Des énergies nombreuses se dégagent, de toutes les composantes de la gauche, du mouvement social, de l’aspiration montant de la société à un renouveau démocratique. Elles peuvent aboutir à l’émergence d’une proposition ayant l’ambition de reconquérir une majorité politique, sur des choix de transformation. Faute d’y parvenir, la gauche risque d’être éliminée de la présidentielle, marginalisée dans la future Assemblée, condamnée à l’impuissance face à une droite réactionnaire comme jamais et à un Front national aux portes du pouvoir.

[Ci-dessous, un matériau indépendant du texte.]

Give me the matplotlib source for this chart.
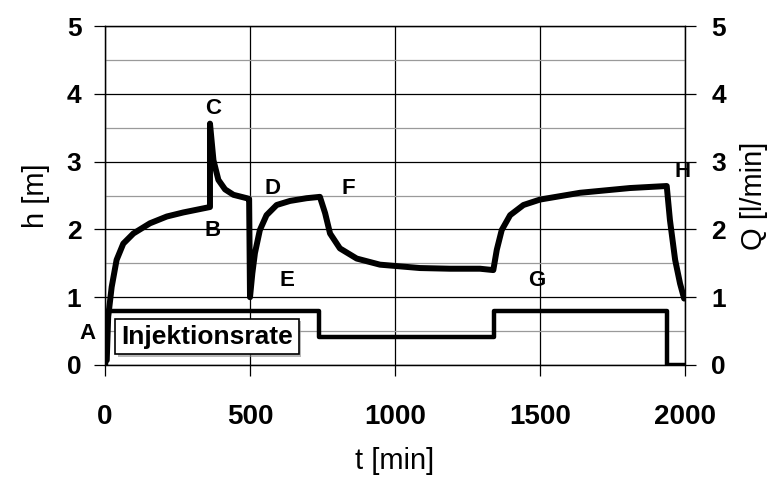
import matplotlib
matplotlib.use('Agg')
import matplotlib.pyplot as plt
import matplotlib.patheffects as pe

plt.rcParams['font.family'] = ['Liberation Sans', 'DejaVu Sans']

# water level h [m] over time t [min]
t_h = [6, 11, 23, 40, 63, 98, 155, 213, 270, 362, 362, 374, 391, 414, 443, 489, 497,
       500, 508, 517, 534, 557, 592, 638, 695, 741, 759, 776, 810, 868, 948, 1086, 1190,
       1293, 1339, 1351, 1368, 1397, 1443, 1500, 1638, 1810, 1937, 1948, 1966, 1983, 1997]
h = [0.07, 0.71, 1.15, 1.55, 1.79, 1.94, 2.09, 2.19, 2.25, 2.33, 3.56, 3.02, 2.73, 2.59,
     2.51, 2.46, 2.45, 1.0, 1.35, 1.65, 1.99, 2.21, 2.36, 2.42, 2.46, 2.48, 2.24, 1.94,
     1.72, 1.57, 1.48, 1.43, 1.42, 1.42, 1.40, 1.70, 1.99, 2.21, 2.36, 2.44, 2.54, 2.61,
     2.64, 2.14, 1.55, 1.2, 0.98]

# injection rate Q [l/min] (steps)
t_q = [0, 5, 738, 1340, 1937, 2000]
q = [0, 0.8, 0.42, 0.8, 0, 0]

# point labels
pt_names = ['A', 'B', 'C', 'D', 'E', 'F', 'G', 'H']
pt_t = [-60, 372, 372, 576, 628, 838, 1490, 1993]
pt_h = [0.47, 1.98, 3.79, 2.6, 1.25, 2.61, 1.25, 2.85]

fig = plt.figure(figsize=(7.77, 4.86), dpi=100)
ax = fig.add_axes([105/777, 1-365/486, 580/777, 339/486])

ax.set_xlim(0, 2000)
ax.set_ylim(0, 5)
ax.set_xticks([0, 500, 1000, 1500, 2000])
ax.set_yticks([0, 1, 2, 3, 4, 5])
ax.set_yticks([0.5, 1.5, 2.5, 3.5, 4.5], minor=True)
ax.grid(True, which='major', color='black', lw=0.9)
ax.grid(True, which='minor', axis='y', color='#9a9a9a', lw=0.9)
ax.tick_params(which='minor', length=0)
ax.tick_params(which='major', direction='out', length=8, width=0.9, labelsize=19)
ax.tick_params(axis='x', pad=20, labelsize=20)
ax.tick_params(axis='y', pad=9)
for lab in ax.get_xticklabels() + ax.get_yticklabels():
    lab.set_fontweight('bold')
for s in ax.spines.values():
    s.set_linewidth(0.9)

ax.plot(t_q, q, drawstyle='steps-post', color='black', lw=3.2, zorder=3)
ax.plot(t_h, h, color='black', lw=4.3, solid_joinstyle='round', solid_capstyle='round', zorder=4)

for name, tx, hy in zip(pt_names, pt_t, pt_h):
    ax.text(tx, hy, name, ha='center', va='center', fontsize=16, fontweight='bold',
            clip_on=False, zorder=6)

# legend-like box with a soft shadow
box = ax.text(55, 0.42, 'Injektionsrate', ha='left', va='center', fontsize=19,
              fontweight='bold', zorder=7,
              bbox=dict(boxstyle='square,pad=0.22', fc='white', ec='black', lw=1.2))
box.get_bbox_patch().set_path_effects([
    pe.SimplePatchShadow(offset=(2, -2), shadow_rgbFace='#888888', alpha=0.6),
    pe.Normal()])

ax.set_xlabel('t [min]', fontsize=21, labelpad=12)
ax.set_ylabel('h [m]', fontsize=21, labelpad=12)

ax2 = ax.twinx()
ax2.set_ylim(0, 5)
ax2.set_yticks([0, 1, 2, 3, 4, 5])
ax2.tick_params(direction='out', length=8, width=0.9, labelsize=19, pad=11)
for lab in ax2.get_yticklabels():
    lab.set_fontweight('bold')
for s in ax2.spines.values():
    s.set_linewidth(0.9)
ax2.set_ylabel('Q [l/min]', fontsize=21, labelpad=10)

fig.savefig('out.png', dpi=100)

C’est pour conjurer ce qui serait une catastrophe pour notre peuple que nous appelons à enclencher une vaste dynamique populaire. En commençant par traiter des questions de contenus : le « Pacte d’engagements » dont nous proposons l’élaboration à des milliers de mains répond à ce souci, et nous voudrions qu’il soit validé par une grande votation citoyenne à l’automne. Le plus large rassemblement, à gauche, dans un tel processus, est possible. Ce qui permettrait, pour la présidentielle, l’émergence d’une candidature commune n’apparaissant pas vouloir seulement témoigner mais gagner. Et aux législatives, pourraient être désignés des candidates et candidats portant un mandat élaboré au plus près des citoyens.
”Nous sommes depuis des mois face à un mouvement social fort et à un gouvernement qui choisit la stratégie de la tension. Penses-tu que nous puissions faire revoir sa copie à Valls ?”
Hollande, Valls et leurs ministres sont d’autant plus provocateurs qu’ils se savent désavoués par l’opinion sur la loi El Khomri. Ils n’ont même plus de majorité à l’Assemblée, d’où leur recours au 49-3. Il est donc possible de gagner, d’obtenir le retrait de ce projet ou sa suspension afin de rouvrir la négociation avec les syndicats. Le mouvement social est violemment attaqué, mais il est une chance pour la France et la gauche. Car il démontre que la régression n’est pas une fatalité et que d’autres choix sont possibles à gauche.